Walmart’s vision includes customers exploring a virtual store space from their living rooms in goggles and sensory gloves. Logistical challenges aside, the company may be looking toward other brands that have waded into this field for models.
VR and augmented reality (AR) in retail play into a larger shift away from transactional retail to experiential retail, which focuses on turning the retail experience into a form of entertainment. A prime example was 2016’s viral craze “Pokemon GO,” which sent users to capture digital monsters in an AR environment. The game inadvertently increased foot traffic at game-related hubs like Starbucks and Sprint locations. GameStop alone saw its sales double following the app’s launch.
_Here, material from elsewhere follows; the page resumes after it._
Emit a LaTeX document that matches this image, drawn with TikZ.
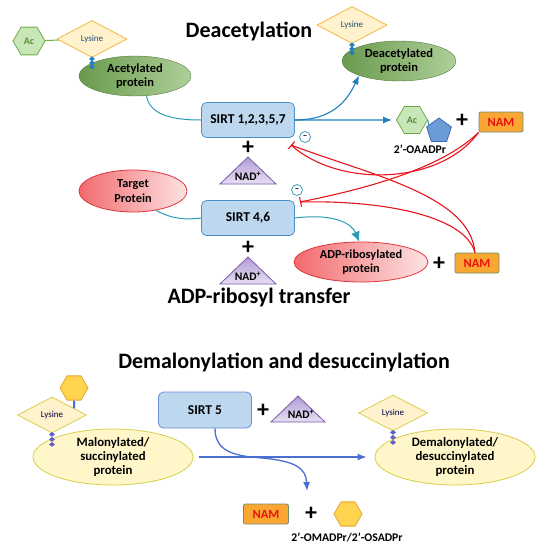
\documentclass[tikz,border=0pt]{standalone}
\usepackage{fontspec}
\setmainfont{Carlito}
\usetikzlibrary{shapes.geometric,arrows.meta,calc}

\definecolor{acgreen}{HTML}{70AD47}
\definecolor{acfill}{HTML}{C8E6B8}
\definecolor{protdark}{HTML}{6A9A4E}
\definecolor{protlight}{HTML}{AFCF98}
\definecolor{protedge}{HTML}{4E7D3A}
\definecolor{lysfill}{HTML}{FFF2CC}
\definecolor{lysedge}{HTML}{F4B942}
\definecolor{lystext}{HTML}{1F4E79}
\definecolor{sirtfill}{HTML}{BDD7EE}
\definecolor{sirtedge}{HTML}{4A90C8}
\definecolor{flowblue}{HTML}{1F7FBF}
\definecolor{flowteal}{HTML}{2B9BB8}
\definecolor{nadfill}{HTML}{C9B8E6}
\definecolor{nadedge}{HTML}{7B5AA6}
\definecolor{redfill}{HTML}{F26A6D}
\definecolor{pinkfill}{HTML}{FDE3E3}
\definecolor{rededge}{HTML}{E0353C}
\definecolor{inhred}{HTML}{E8141B}
\definecolor{namfill}{HTML}{F9A633}
\definecolor{namedge}{HTML}{6E8F6A}
\definecolor{namtext}{HTML}{E81010}
\definecolor{pentfill}{HTML}{6B9BD8}
\definecolor{pentedge}{HTML}{3C6CB0}
\definecolor{paleyellow}{HTML}{FFF6CA}
\definecolor{yellowedge}{HTML}{D8D04A}
\definecolor{hexorange}{HTML}{FFD44F}
\definecolor{hexedge}{HTML}{E5A531}
\definecolor{lowblue}{HTML}{4A6FD0}
\definecolor{beadpurple}{HTML}{5F5FC8}
\definecolor{minusedge}{HTML}{3C9DB0}

\begin{document}
\begin{tikzpicture}[x=1pt, y=-1pt, >={Latex[length=9pt,width=7pt]},
  title/.style={font=\fontsize{22}{24}\selectfont\bfseries},
  acgon/.style={regular polygon, regular polygon sides=6, minimum size=32pt,
    inner sep=0pt, draw=acgreen, fill=acfill, line width=0.8pt,
    text=acgreen!80!black, font=\fontsize{10}{11}\selectfont\bfseries},
  lysbox/.style={diamond, minimum width=70pt, minimum height=37pt,
    inner sep=0pt, draw=lysedge, fill=lysfill, line width=0.8pt,
    text=lystext, font=\fontsize{9}{10}\selectfont},
  protgreen/.style={ellipse, minimum width=112pt, minimum height=40pt,
    inner sep=0pt, draw=protedge, left color=protdark, right color=protlight,
    align=center, font=\fontsize{12.5}{14.5}\selectfont\bfseries},
  protred/.style={ellipse, inner sep=0pt, draw=rededge, line width=0.8pt,
    left color=redfill, right color=pinkfill, align=center,
    font=\fontsize{12.3}{14.5}\selectfont\bfseries},
  protyellow/.style={ellipse, minimum width=160pt, minimum height=56pt,
    inner sep=0pt, draw=yellowedge, fill=paleyellow, line width=0.8pt,
    align=center, font=\fontsize{12.8}{14}\selectfont\bfseries},
  sirt/.style={rectangle, rounded corners=5pt, minimum width=93pt,
    minimum height=35pt, draw=sirtedge, fill=sirtfill, line width=0.8pt,
    font=\fontsize{13.5}{15}\selectfont\bfseries},
  nam/.style={rectangle, rounded corners=2pt, minimum width=44pt,
    minimum height=20pt, draw=namedge, fill=namfill, line width=0.8pt,
    text=namtext, font=\fontsize{12.5}{13}\selectfont\bfseries},
  nad/.style={draw=nadedge, top color=nadfill!70!nadedge,
    bottom color=nadfill!45, line width=0.8pt},
  nadtext/.style={inner sep=0pt, font=\fontsize{11.5}{12}\selectfont\bfseries},
  plus/.style={inner sep=0pt, font=\fontsize{24}{24}\selectfont\bfseries},
  minus/.style={circle, draw=minusedge, fill=white, minimum size=11pt,
    inner sep=0pt, line width=0.8pt, font=\fontsize{9}{9}\selectfont\bfseries},
  inhib/.style={draw=inhred, line width=1.1pt},
  flow/.style={draw=flowblue, line width=1.1pt},
  tealline/.style={draw=flowteal, line width=1pt},
  lowflow/.style={draw=lowblue, line width=1.3pt},
  bead/.style={diamond, minimum width=6pt, minimum height=5pt, inner sep=0pt},
  smalltext/.style={font=\fontsize{11.7}{13}\selectfont\bfseries}]
  \useasboundingbox (0,0) rectangle (542,550);

  % --- Deacetylation ---
  \node[title] (titleA) at (249,31) {Deacetylation};
  \node[protgreen] (acprot) at (135,76) {Acetylated\\protein};
  \node[lysbox] (lysA) at (92,39) {Lysine};
  \node[acgon] (acA) at (29,41) {Ac};
  \draw[acgreen, line width=1pt] (acA) -- (lysA);
  \foreach \k in {0,1,2}
    \node[bead, fill=flowblue] at ($(lysA.south)+(0,1+4*\k)$) {};
  \node[sirt] (sirtA) at (248,120) {SIRT 1,2,3,5,7};
  \node[protgreen, minimum width=114pt] (deprot) at (399,61)
    {Deacetylated\\protein};
  \node[lysbox] (lysB) at (352,25) {Lysine};
  \foreach \k in {0,1,2}
    \node[bead, fill=flowblue] at ($(lysB.south)+(0,1+4*\k)$) {};
  \node[acgon, minimum size=31pt] (acB) at (412,120) {Ac};
  \node[regular polygon, regular polygon sides=5, minimum size=26pt,
    inner sep=0pt, draw=pentedge, fill=pentfill, line width=0.8pt]
    (pent) at (439,131) {};
  \draw[flowteal, line width=1pt] (acB.east) -- (pent.150);
  \node[smalltext] (oaadpr) at (420,149) {2’-OAADPr};
  \node[plus] (plusA) at (462,121) {+};
  \node[nam] (namA) at (501,122) {NAM};
  \node[plus] (plusB) at (248,148) {+};
  \path[nad] (248,157) -- ++(28,27) -- ++(-56,0) -- cycle;
  \node[nadtext] (nadA) at (248,176) {NAD\textsuperscript{+}};
  \draw[tealline] (acprot.300) .. controls (150,115) and (172,120) ..
    (sirtA.west);
  \draw[flow, ->, shorten >=4pt] (sirtA.east) -- (acB.west);
  \draw[flow, ->] (sirtA.east) .. controls (338,120) and (350,94) ..
    (deprot.200);

  % --- ADP-ribosyl transfer ---
  \node[protred, minimum width=108pt, minimum height=42pt] (target)
    at (133,191) {Target\\Protein};
  \node[sirt] (sirtB) at (248,218) {SIRT 4,6};
  \node[plus] (plusC) at (248,248) {+};
  \path[nad] (248,257) -- ++(28,27) -- ++(-56,0) -- cycle;
  \node[nadtext] (nadB) at (248,276) {NAD\textsuperscript{+}};
  \node[protred, minimum width=134pt, minimum height=40pt] (adprot)
    at (361,262) {ADP-ribosylated\\protein};
  \node[plus] (plusD) at (439,264) {+};
  \node[nam] (namB) at (477,263) {NAM};
  \node[title] (titleB) at (259,298) {ADP-ribosyl transfer};
  \draw[tealline] (target.320) .. controls (172,219) and (185,220) ..
    (sirtB.west);
  \draw[tealline, -{Latex[length=10pt,width=9pt]}] (sirtB.east)
    .. controls (335,213) and (352,224) .. (adprot.95);

  % NAM inhibits both sirtuin groups
  \coordinate (barA) at (291,145);
  \coordinate (barB) at (300,202);
  \node[minus] (minusA) at (305,137) {–};
  \node[minus] (minusB) at (297,190) {–};
  \draw[inhib, -{Bar[width=10pt]}] (namA.south west)
    .. controls (440,185) and (340,188) .. (barA);
  \draw[inhib] ([xshift=-2pt]namB.north)
    .. controls (470,195) and (370,175) .. (barA);
  \draw[inhib, -{Bar[width=10pt]}] (namA.south west)
    .. controls (440,170) and (360,190) .. (barB);
  \draw[inhib] ([xshift=-2pt]namB.north)
    .. controls (465,215) and (380,200) .. (barB);

  % --- Demalonylation and desuccinylation ---
  \node[title] (titleC) at (284,362) {Demalonylation and desuccinylation};
  \node[protyellow] (malprot) at (113,457)
    {Malonylated/\\succinylated\\protein};
  \node[lysbox, draw=yellowedge, text=black!70!blue, minimum width=69pt,
    minimum height=36pt] (lysC) at (52,415) {Lysine};
  \node[regular polygon, regular polygon sides=6, minimum size=28pt,
    inner sep=0pt, draw=hexedge, fill=hexorange, line width=0.8pt]
    (hexC) at (74,388) {};
  \draw[lowflow, line width=2pt] (hexC.south) -- (lysC.17);
  \foreach \k in {0,1,2}
    \node[bead, fill=beadpurple] at ($(lysC.south)+(0,1+5*\k)$) {};
  \node[sirt, draw=lowblue!80, minimum height=36pt] (sirtC) at (205,410)
    {SIRT 5};
  \node[plus] (plusE) at (263,411) {+};
  \path[nad] (298,396) -- ++(27,26) -- ++(-54,0) -- cycle;
  \node[nadtext] (nadC) at (301,414) {NAD\textsuperscript{+}};
  \node[protyellow] (demalprot) at (455,457)
    {Demalonylated/\\desuccinylated\\protein};
  \node[lysbox, draw=yellowedge, text=black!70!blue, minimum width=69pt,
    minimum height=36pt] (lysD) at (393,413) {Lysine};
  \foreach \k in {0,1,2}
    \node[bead, fill=beadpurple] at ($(lysD.south)+(0,1+5*\k)$) {};
  \node[nam, minimum width=45pt] (namC) at (266,514) {NAM};
  \node[plus] (plusF) at (311,514) {+};
  \node[regular polygon, regular polygon sides=6, minimum size=28pt,
    inner sep=0pt, draw=hexedge, fill=hexorange, line width=0.8pt]
    (hexD) at (348,514) {};
  \node[smalltext] (osadpr) at (347,538) {2’-OMADPr/2’-OSADPr};
  \coordinate (prodC) at (307,491);
  \draw[lowflow, ->, shorten <=6pt, shorten >=8pt] (malprot.east) --
    (demalprot.west);
  \draw[lowflow, ->] ([xshift=10pt]sirtC.south)
    .. controls (215,452) and (235,456) .. (262,458)
    .. controls (295,461) and (306,468) .. (prodC);
\end{tikzpicture}
\end{document}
In fact, industry observers predict that as brick and mortar sales become less profitable for retailers, an additional source of income might be in physical advertising at their retail locations. Sales may have suffered but foot traffic has not, and a new wave of tech marvels could work to boost it further.
As a third-party app, Pokemon GO was less predictable for retailers and therefore riskier. Fashion leader Rebecca Minkoff partnered with startup app Zeekit to bring a new layer of reality to her fashion week preview. With drone and VR-based engagement already under its belt, the company confidently encouraged select customers to try on new pieces with an AR-enhanced smart mirror. The mirror displays the fits of differing sizes as well as recommends similar outfits. Minkoff reported that customers who used the mirror walked out with three times the clothing standard customers did.
In the past, AR and VR engagement was based around brands. Pepsi has dazzled with AR-enhanced bus stops while shoe brand Airwalk gathered crowds with an entirely digital, geo-based pop-up store. Now it’s retailers themselves who are jumping into the game. While Walmart’s vision of an entirely home-based VR shopping experience may be a ways off, big box retailers know that technology is the key to morphing traditional brick and mortar shopping from a chore to a real pleasure.